The words were filled with menace in the remembering. I thought of her white shirt, now stained red. I thought of her white skin turning purple against the black floor. I heard sirens.

I thought of what I had come here to find out. Too late for that now. If it was here, hidden somewhere in the computer or the pile of floppy disks, I was ruined. But I thought: At least I can’t let them find out we were lovers.

We had been careful, I knew. No presents, no mementos. No risks. Was there anything—

Yes. A Polaroid snapshot we had taken with a timer one night after a bottle of wine: the two of us kissing openmouthed on the edge of the bed. Where I was sitting now. We didn’t stop kissing when the flash went off and the camera spat out the photo. Afterward I suggested that we burn it, but she refused. “I need something to remind me of you when you’re not here,” she insisted. Were those words another lie? I hadn’t thought so at the time. She kissed me again, and I didn’t object when she kept the photo.
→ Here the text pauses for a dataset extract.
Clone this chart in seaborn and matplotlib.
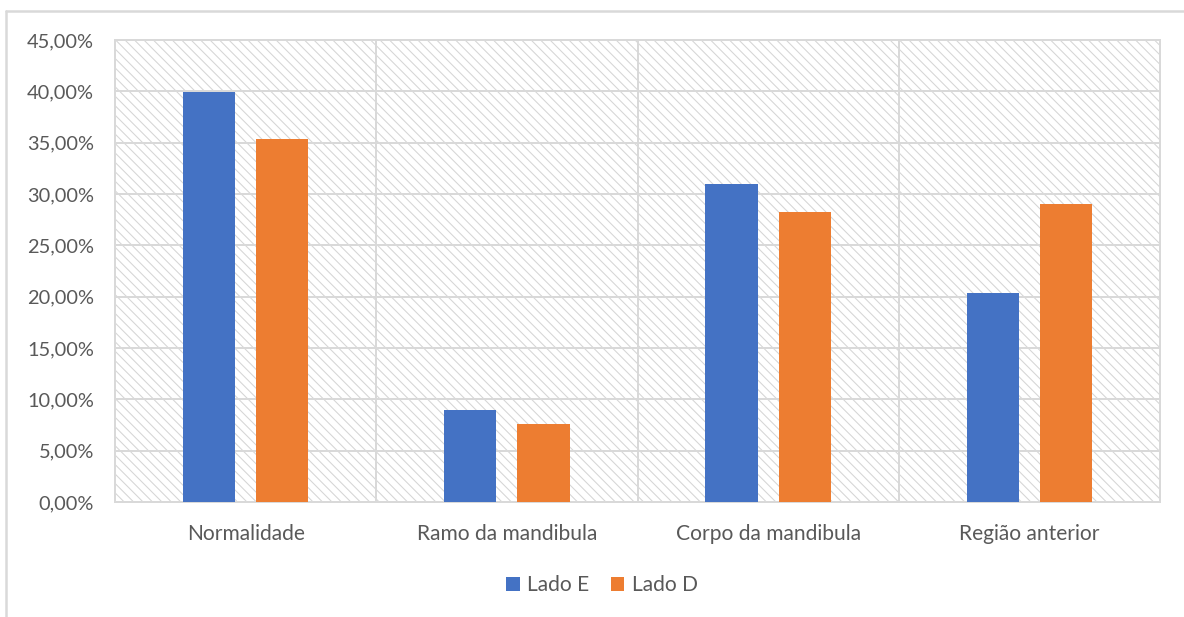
import matplotlib
matplotlib.use("Agg")
import matplotlib.pyplot as plt
from matplotlib.patches import Rectangle
from matplotlib.lines import Line2D
from matplotlib.ticker import FuncFormatter, MultipleLocator
import seaborn as sns
import pandas as pd

# Data (percentages)
categories = ["Normalidade", "Ramo da mandibula", "Corpo da mandibula", "Região anterior"]
series_names = ["Lado E", "Lado D"]
lado_e = [39.9, 9.0, 31.0, 20.4]
lado_d = [35.4, 7.6, 28.2, 29.0]
colors = ["#4472C4", "#ED7D31"]

DPI = 85
W, H = 1184, 617
GRID = "#d9d9d9"
TEXT = "#595959"

def px(v):
    return v * 72 / DPI

sns.set_theme(style="white")
plt.rcParams["font.family"] = ["Lato", "DejaVu Sans"]
plt.rcParams["hatch.linewidth"] = 0.9
plt.rcParams["hatch.color"] = "#d6d6d6"

df = pd.DataFrame({
    "categoria": categories * 2,
    "lado": [series_names[0]] * 4 + [series_names[1]] * 4,
    "valor": lado_e + lado_d,
})

fig = plt.figure(figsize=(W / DPI, H / DPI), dpi=DPI)
ax = fig.add_axes([115 / W, 1 - 502 / H, (1160 - 115) / W, (502 - 40) / H])

# hatched plot-area background
bg = Rectangle((0, 0), 1, 1, transform=ax.transAxes, facecolor="white",
               edgecolor="#d6d6d6", hatch="\\\\\\", linewidth=0, zorder=0.1)
ax.add_patch(bg)

sns.barplot(data=df, x="categoria", y="valor", hue="lado", order=categories,
            hue_order=series_names, palette=colors, width=0.56, gap=0.2857,
            linewidth=0, saturation=1, ax=ax, zorder=3, legend=True)

ax.set_ylim(0, 45)
ax.set_xlim(-0.5, len(categories) - 0.5)
ax.yaxis.set_major_locator(MultipleLocator(5))
ax.yaxis.set_major_formatter(FuncFormatter(lambda v, p: f"{v:.2f}".replace(".", ",") + "%"))
ax.set_axisbelow(True)
ax.yaxis.grid(True, color=GRID, linewidth=px(2), zorder=0.5)
for xb in [0.5, 1.5, 2.5]:
    ax.axvline(xb, color=GRID, linewidth=px(2), zorder=0.5)
for s in ax.spines.values():
    s.set_visible(True)
    s.set_color(GRID)
    s.set_linewidth(px(2))

ax.set_xlabel("")
ax.set_ylabel("")
ax.tick_params(axis="y", length=0, colors=TEXT, labelsize=px(20), pad=px(21))
ax.tick_params(axis="x", length=0, colors=TEXT, labelsize=px(21), pad=px(22))

handles, labels = ax.get_legend_handles_labels()
ax.get_legend().remove()
fig.legend(handles, labels, loc="center", bbox_to_anchor=(602 / W, 1 - 585 / H),
           ncol=2, frameon=False, handlelength=0.65, handleheight=0.65,
           handletextpad=0.35, columnspacing=1.0, labelcolor=TEXT,
           prop={"size": px(21)})

# outer chart frame
fig.add_artist(Line2D([5.5 / W, 1], [1 - 10.5 / H, 1 - 10.5 / H], color=GRID,
                      linewidth=px(2.5), transform=fig.transFigure))
fig.add_artist(Line2D([5.5 / W, 5.5 / W], [0, 1 - 10.5 / H], color=GRID,
                      linewidth=px(2.5), transform=fig.transFigure))

fig.savefig("out.png", dpi=DPI, facecolor="white")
She had put it in the drawer of her night table, beneath her birth control pills. Could it still be there? Perhaps she had thrown it away in anger or despair; more likely she was saving it for evidence. I opened the drawer. The pills were where I remembered them; I picked them up, and there was the photograph. I stuck it in my pocket without looking at it. And then I held my head in my hands and started to cry for the first time since I was twelve years old.